Here's the parts list
Taper Attachment Parts List.jpg
I noticed while investigating this that the taper slide block had a lot of movement around center slide. I think this is contributing to the cross slide movement. I also noticed that I have about .050" back lash in the cross slide feed. When I clamp the block down the back lash is cut in half which is about what I expected given the play in the splined feed screw and potential wear of the cross feed nut. The taper block is actually tilting up some due to the looseness of the fit around the center slide. This is not a dovetail slide - just a straight wall.

In thinking about this I realized I don't have a good handle on the operation of the taper attachment. I know the support bracket is bolted to the saddle and when in use the bracket is clamped to the bed so the saddle isn't moving at all. I also know that you adjust the center slide for the desired taper angle or inches per foot. What I don't know is what actually happens when in use? What parts are moving? I think the taper block slides along the center slide - is that the only moving part during operation? is the dovetailed lower slide just for positioning?

I asking because I'm not sure how tight a fit I canhave onthe lower slide and the taper slide block. I think the taper cutting action is the result of the lead screw telescoping out of the the the splined lead screw but I'm not sure of that. I would like to tighten the gib on the lower slide to allow no movement and shim the taper slide block to prevent movement thereby improving back lash. I don't anticipate cutting a lot of tapers so a little exta set up to undo these adjustments when cutting tapers is OK with me.

I appreciate any thoughts you may have

Rick
 
Well I think I answered one of my own questions.
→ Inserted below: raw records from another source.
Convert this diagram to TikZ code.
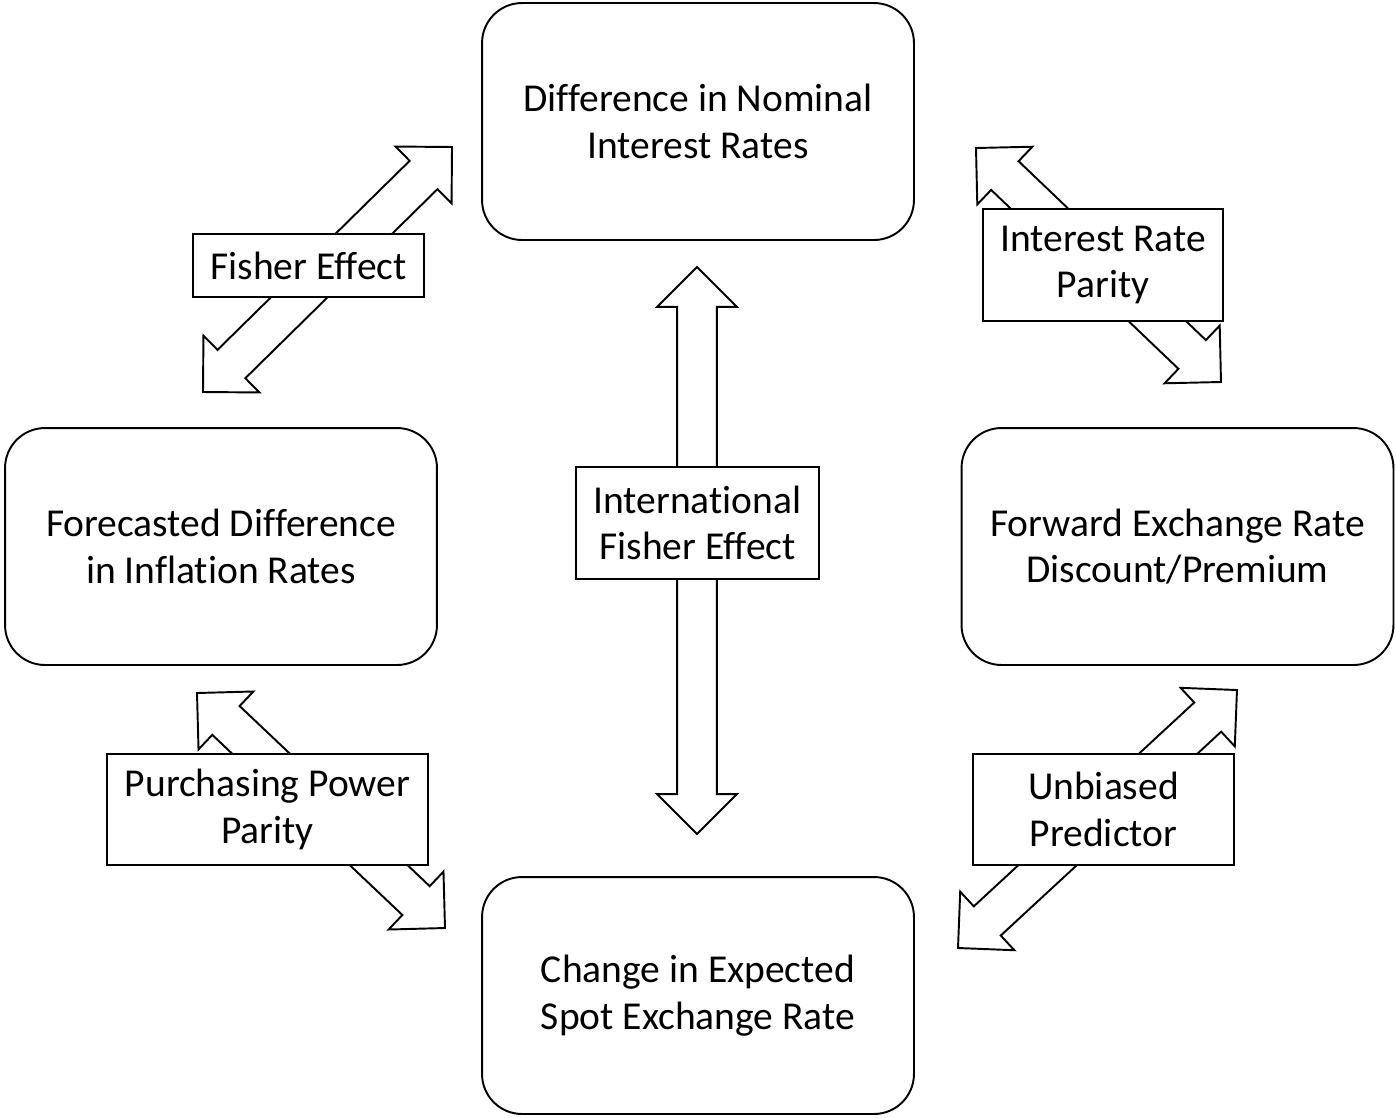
\documentclass[tikz,border=0pt]{standalone}
\usepackage{fontspec}
\setmainfont[Ligatures=NoCommon]{Carlito}
\usetikzlibrary{calc}
\tikzset{
  bigbox/.style={draw, line width=1.1pt, rounded corners=0.8cm, fill=white,
    minimum width=8.64cm, minimum height=4.74cm, align=center, inner sep=0pt,
    font=\fontsize{22.5}{26.6}\selectfont},
  lbl/.style={draw, line width=0.9pt, fill=white, align=center, inner sep=0pt,
    font=\fontsize{22.5}{26.6}\selectfont},
  blockarr/.style={draw, line width=1.1pt, fill=white, line join=miter}
}
\newcommand{\blockarrow}[2]{%
  \path let \p1=(#1), \p2=(#2), \n1={atan2(\y2-\y1,\x2-\x1)}, \n2={veclen(\x2-\x1,\y2-\y1)} in
    \pgfextra{\pgfmathsetmacro\bAang{\n1}\pgfmathsetmacro\bAlen{\n2}\pgfmathsetmacro\bAb{\n2-22.7}%
      \global\let\bAang\bAang\global\let\bAlen\bAlen\global\let\bAb\bAb};
  \draw[blockarr, shift={(#1)}, rotate=\bAang]
    (0pt,0pt) -- (22.7pt,22.7pt) -- (22.7pt,11.3pt) -- (\bAb pt,11.3pt)
    -- (\bAb pt,22.7pt) -- (\bAlen pt,0pt) -- (\bAb pt,-22.7pt)
    -- (\bAb pt,-11.3pt) -- (22.7pt,-11.3pt) -- (22.7pt,-22.7pt) -- cycle;
}
\begin{document}
\begin{tikzpicture}[x=0.02cm, y=-0.02cm]
\useasboundingbox (0,0) rectangle (1396,1117);
% main boxes
\node[bigbox] (top) at (698,121.5) {Difference in Nominal\\Interest Rates};
\node[bigbox] (left) at (221,546.5) {Forecasted Difference\\in Inflation Rates};
\node[bigbox] (right) at (1177.5,546.5) {Forward Exchange Rate\\Discount/Premium};
\node[bigbox] (bottom) at (698,995.5) {Change in Expected\\Spot Exchange Rate};
% arrow end points
\coordinate (fe1) at (203,392);  \coordinate (fe2) at (452,147);
\coordinate (irp1) at (976,148); \coordinate (irp2) at (1221,382);
\coordinate (ife1) at (697,267); \coordinate (ife2) at (697,834);
\coordinate (ppp1) at (197,693); \coordinate (ppp2) at (445,928);
\coordinate (up1) at (958,948);  \coordinate (up2) at (1237,690);
\blockarrow{fe1}{fe2}
\blockarrow{irp1}{irp2}
\blockarrow{ife1}{ife2}
\blockarrow{ppp1}{ppp2}
\blockarrow{up1}{up2}
% labels
\node[lbl, minimum width=4.62cm, minimum height=1.26cm] (fe) at (308.5,265.5) {Fisher Effect};
\node[lbl, minimum width=4.8cm, minimum height=2.24cm] (irp) at (1103,265) {Interest Rate\\Parity};
\node[lbl, minimum width=4.86cm, minimum height=2.24cm] (ife) at (697.5,523) {International\\Fisher Effect};
\node[lbl, minimum width=6.42cm, minimum height=2.22cm] (ppp) at (267.5,809.5) {Purchasing Power\\Parity};
\node[lbl, minimum width=5.22cm, minimum height=2.22cm] (up) at (1103.5,809.5) {Unbiased\\Predictor};
\end{tikzpicture}
\end{document}
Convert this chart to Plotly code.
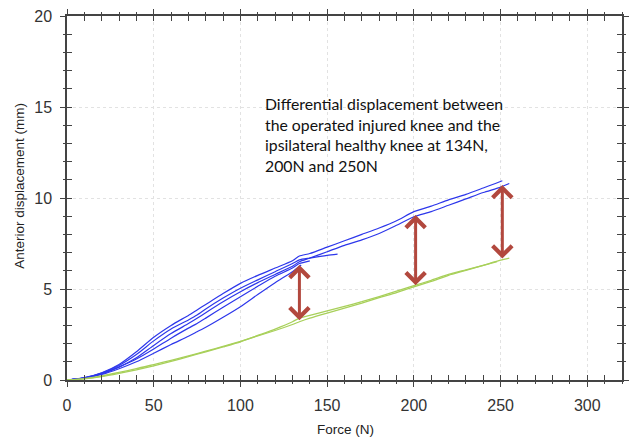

After some staring and thinking I suddenly realized that it is the lower slide that is clamped to the bed and the saddle slides in its dovetail so it has to be a sliding fit whe using the taper attachment. I don't think it matters for "normal"use. I'm still trying to wrap me head aroud how the cutting tool moves at an angle. More experimentation tomorrow. Its difficult to test this without the bed clamp parts but maybe I can rig up something for tempory playing around.

Rick
 
The taper attachment definitely adds slop to the cross slide. I think its the nature of the beast when you add several more connection points each requiring some clearance to function smoothly. I found the extra slop unacceptable for normal use so I removed mine after trying it out to verify it actually worked. Fortunately I don't turn too may long slender tapers. For the most part the compound is sufficient.
 
The appropriate cliche seems like "I see said the blind man" - after focusing on the taper attachment today it all finally fell into place in terms of how it works. The key was understanding that it was the lower slide that gets clamped to the bed - not the support bracket. I was able to simulate the action and see what was happening. I think I got it :)
As long as I was playing with the cross slide and taper attachment I figured it was a good time to pull the cross slide, remove the compound and drill/tap the threading stop hole. That went without incident - here's the stop installed

Complete.JPG

yeah I know - I still need to clean up the layout fluid :).
Reassembly went well and gave me an opportunity to actually follow the directions for the taper attachment - what a unique concept. Once everythoing was installed I had smooth movement of the taper slides and a very limited amount of cross slide movement when pushed/pulled manually - maybe .015". Backlash in the cross slide is roughly .025" but I've been led to believe that with a taper attachment there will be more slop/backlash because of the added connection points. I'm going to leave as is for now.
I still need the taper attachment clamp parts - the lower clamp and rod are easy enough to fabricate and the I have a couple of leads on potential sources for the upper clamp. I still may need to fabricate that as well.
Rick
 
OK. I went back and looked at the earlier photos to make sure but I didn't realize that the photos were of the front of the cross slide and not the rear. I thought that it was of the rear until I saw your most recent photo which shows the apron and compound. My cross feed stop goes on the rear.